What needs to be done: For the entries below, copy exactly the line that contains "Reproduce this chart with matplotlib." through the line that contains "fontweight='bold', color=TXT, zorder=4)", both ends included, and exclude all pictures.

Stored records:
########################################
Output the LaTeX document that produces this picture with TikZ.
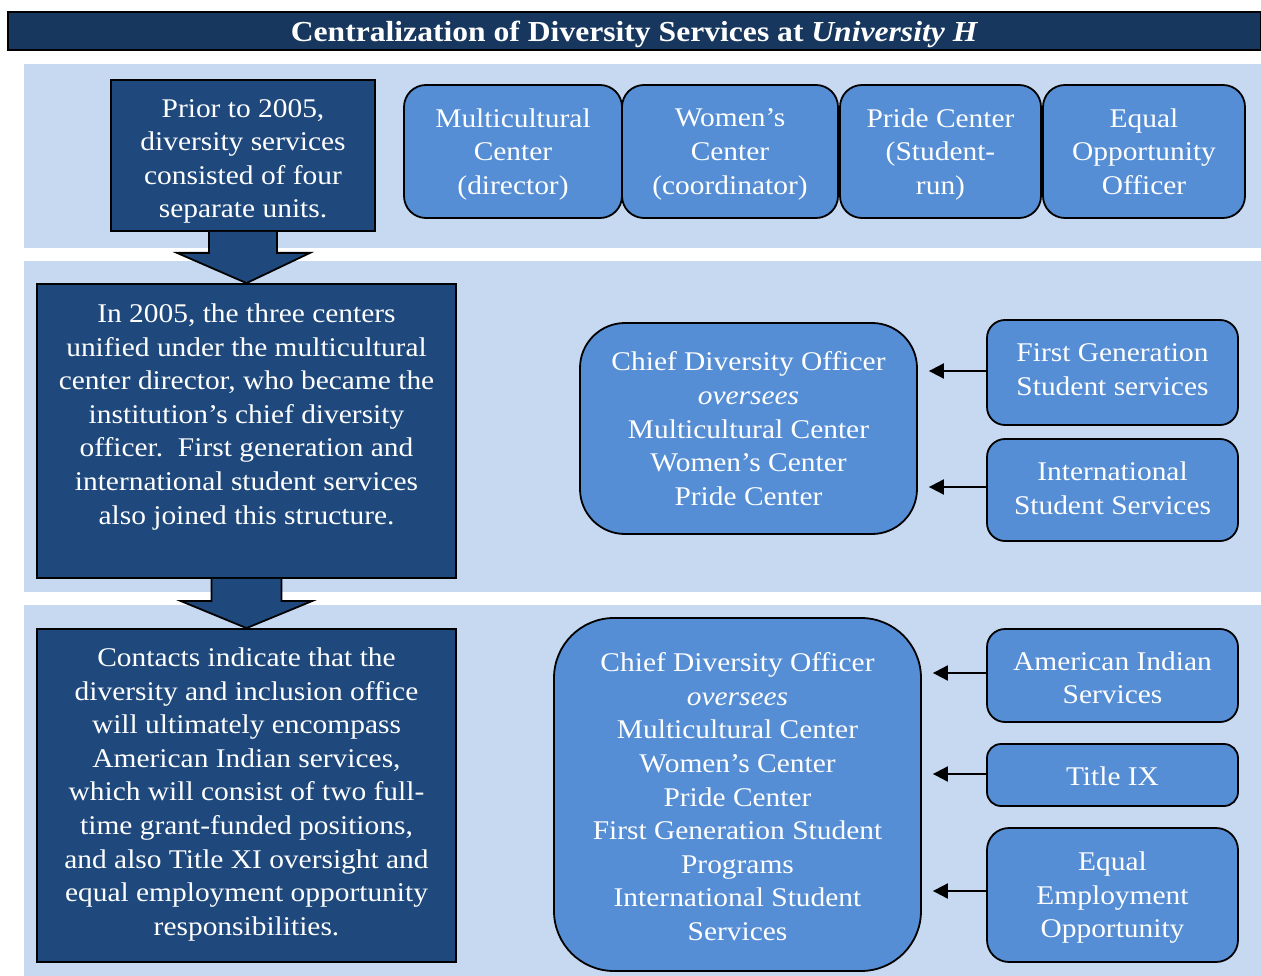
########################################
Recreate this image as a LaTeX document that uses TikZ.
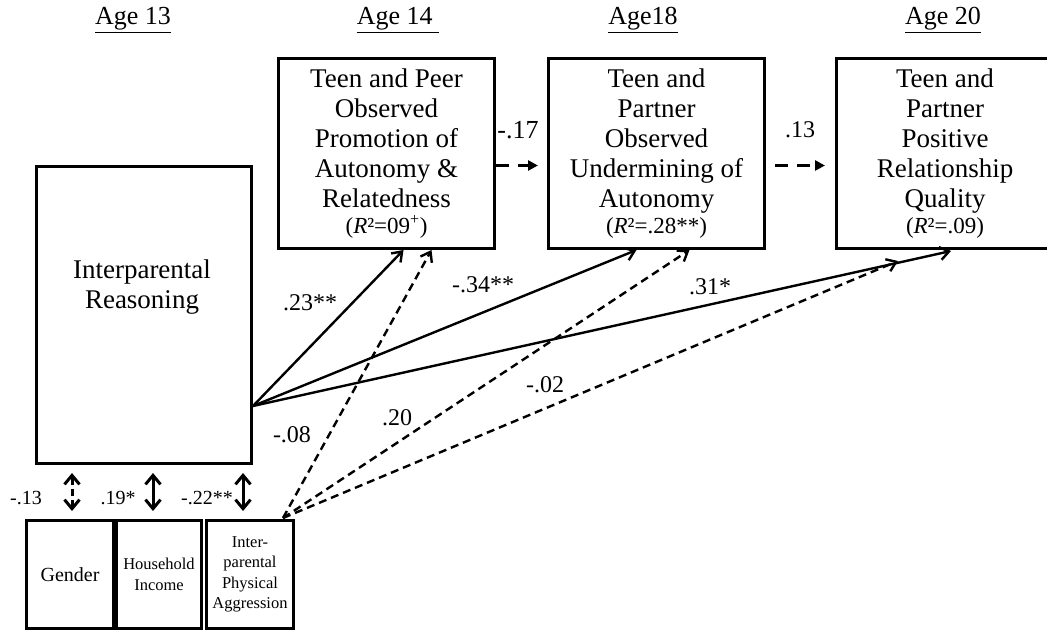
########################################
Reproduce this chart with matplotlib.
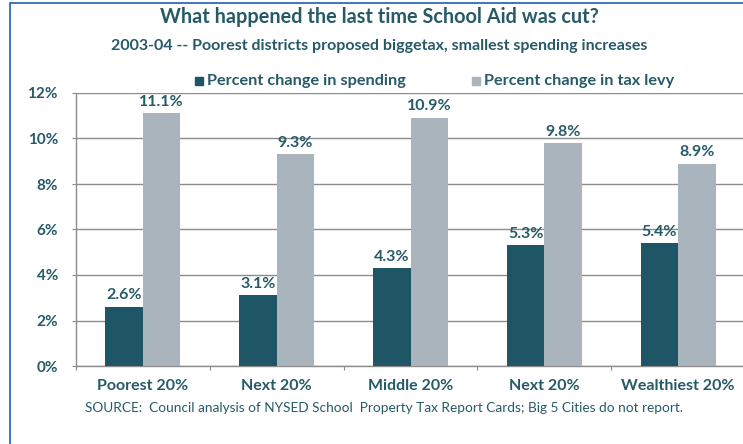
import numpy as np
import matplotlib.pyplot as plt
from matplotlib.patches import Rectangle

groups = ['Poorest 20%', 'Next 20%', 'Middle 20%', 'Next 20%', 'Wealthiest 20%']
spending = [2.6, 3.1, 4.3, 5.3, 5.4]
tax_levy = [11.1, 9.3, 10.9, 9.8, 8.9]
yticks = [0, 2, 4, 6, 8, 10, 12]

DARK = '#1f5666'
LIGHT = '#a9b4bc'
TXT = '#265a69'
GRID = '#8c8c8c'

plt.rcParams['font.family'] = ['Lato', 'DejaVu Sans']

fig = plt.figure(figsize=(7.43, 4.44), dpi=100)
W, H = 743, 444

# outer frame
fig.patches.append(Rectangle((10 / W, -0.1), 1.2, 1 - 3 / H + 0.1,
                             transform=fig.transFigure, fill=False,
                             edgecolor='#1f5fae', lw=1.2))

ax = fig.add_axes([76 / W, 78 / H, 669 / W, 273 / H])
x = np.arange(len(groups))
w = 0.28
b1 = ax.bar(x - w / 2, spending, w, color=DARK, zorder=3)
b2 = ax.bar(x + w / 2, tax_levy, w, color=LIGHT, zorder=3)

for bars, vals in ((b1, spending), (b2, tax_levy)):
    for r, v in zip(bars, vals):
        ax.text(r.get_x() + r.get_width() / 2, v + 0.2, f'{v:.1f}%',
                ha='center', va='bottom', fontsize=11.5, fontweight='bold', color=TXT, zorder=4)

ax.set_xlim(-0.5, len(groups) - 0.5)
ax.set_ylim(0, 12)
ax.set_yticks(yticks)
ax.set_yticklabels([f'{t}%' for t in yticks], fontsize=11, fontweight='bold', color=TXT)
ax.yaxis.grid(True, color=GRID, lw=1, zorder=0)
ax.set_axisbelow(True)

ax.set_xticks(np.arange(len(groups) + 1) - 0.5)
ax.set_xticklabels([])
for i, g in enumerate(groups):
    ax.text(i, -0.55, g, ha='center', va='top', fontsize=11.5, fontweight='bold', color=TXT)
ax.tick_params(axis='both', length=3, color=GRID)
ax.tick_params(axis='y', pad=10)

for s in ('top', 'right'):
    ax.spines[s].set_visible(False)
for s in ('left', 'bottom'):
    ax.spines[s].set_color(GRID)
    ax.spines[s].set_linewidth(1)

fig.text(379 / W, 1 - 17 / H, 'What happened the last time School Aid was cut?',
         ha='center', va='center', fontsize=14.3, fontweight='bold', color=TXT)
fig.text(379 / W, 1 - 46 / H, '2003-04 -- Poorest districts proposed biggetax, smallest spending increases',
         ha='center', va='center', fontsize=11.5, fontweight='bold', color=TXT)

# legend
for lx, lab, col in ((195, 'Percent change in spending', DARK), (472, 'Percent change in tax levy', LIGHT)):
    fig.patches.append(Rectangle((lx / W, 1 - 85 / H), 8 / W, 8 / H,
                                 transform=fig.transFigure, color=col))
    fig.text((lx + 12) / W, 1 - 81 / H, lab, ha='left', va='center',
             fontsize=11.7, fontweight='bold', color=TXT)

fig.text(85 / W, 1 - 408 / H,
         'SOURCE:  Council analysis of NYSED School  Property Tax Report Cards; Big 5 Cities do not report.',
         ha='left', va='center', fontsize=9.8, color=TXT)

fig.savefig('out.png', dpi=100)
########################################
Result of this exercise:
Reproduce this chart with matplotlib.
import numpy as np
import matplotlib.pyplot as plt
from matplotlib.patches import Rectangle

groups = ['Poorest 20%', 'Next 20%', 'Middle 20%', 'Next 20%', 'Wealthiest 20%']
spending = [2.6, 3.1, 4.3, 5.3, 5.4]
tax_levy = [11.1, 9.3, 10.9, 9.8, 8.9]
yticks = [0, 2, 4, 6, 8, 10, 12]

DARK = '#1f5666'
LIGHT = '#a9b4bc'
TXT = '#265a69'
GRID = '#8c8c8c'

plt.rcParams['font.family'] = ['Lato', 'DejaVu Sans']

fig = plt.figure(figsize=(7.43, 4.44), dpi=100)
W, H = 743, 444

# outer frame
fig.patches.append(Rectangle((10 / W, -0.1), 1.2, 1 - 3 / H + 0.1,
                             transform=fig.transFigure, fill=False,
                             edgecolor='#1f5fae', lw=1.2))

ax = fig.add_axes([76 / W, 78 / H, 669 / W, 273 / H])
x = np.arange(len(groups))
w = 0.28
b1 = ax.bar(x - w / 2, spending, w, color=DARK, zorder=3)
b2 = ax.bar(x + w / 2, tax_levy, w, color=LIGHT, zorder=3)

for bars, vals in ((b1, spending), (b2, tax_levy)):
    for r, v in zip(bars, vals):
        ax.text(r.get_x() + r.get_width() / 2, v + 0.2, f'{v:.1f}%',
                ha='center', va='bottom', fontsize=11.5, fontweight='bold', color=TXT, zorder=4)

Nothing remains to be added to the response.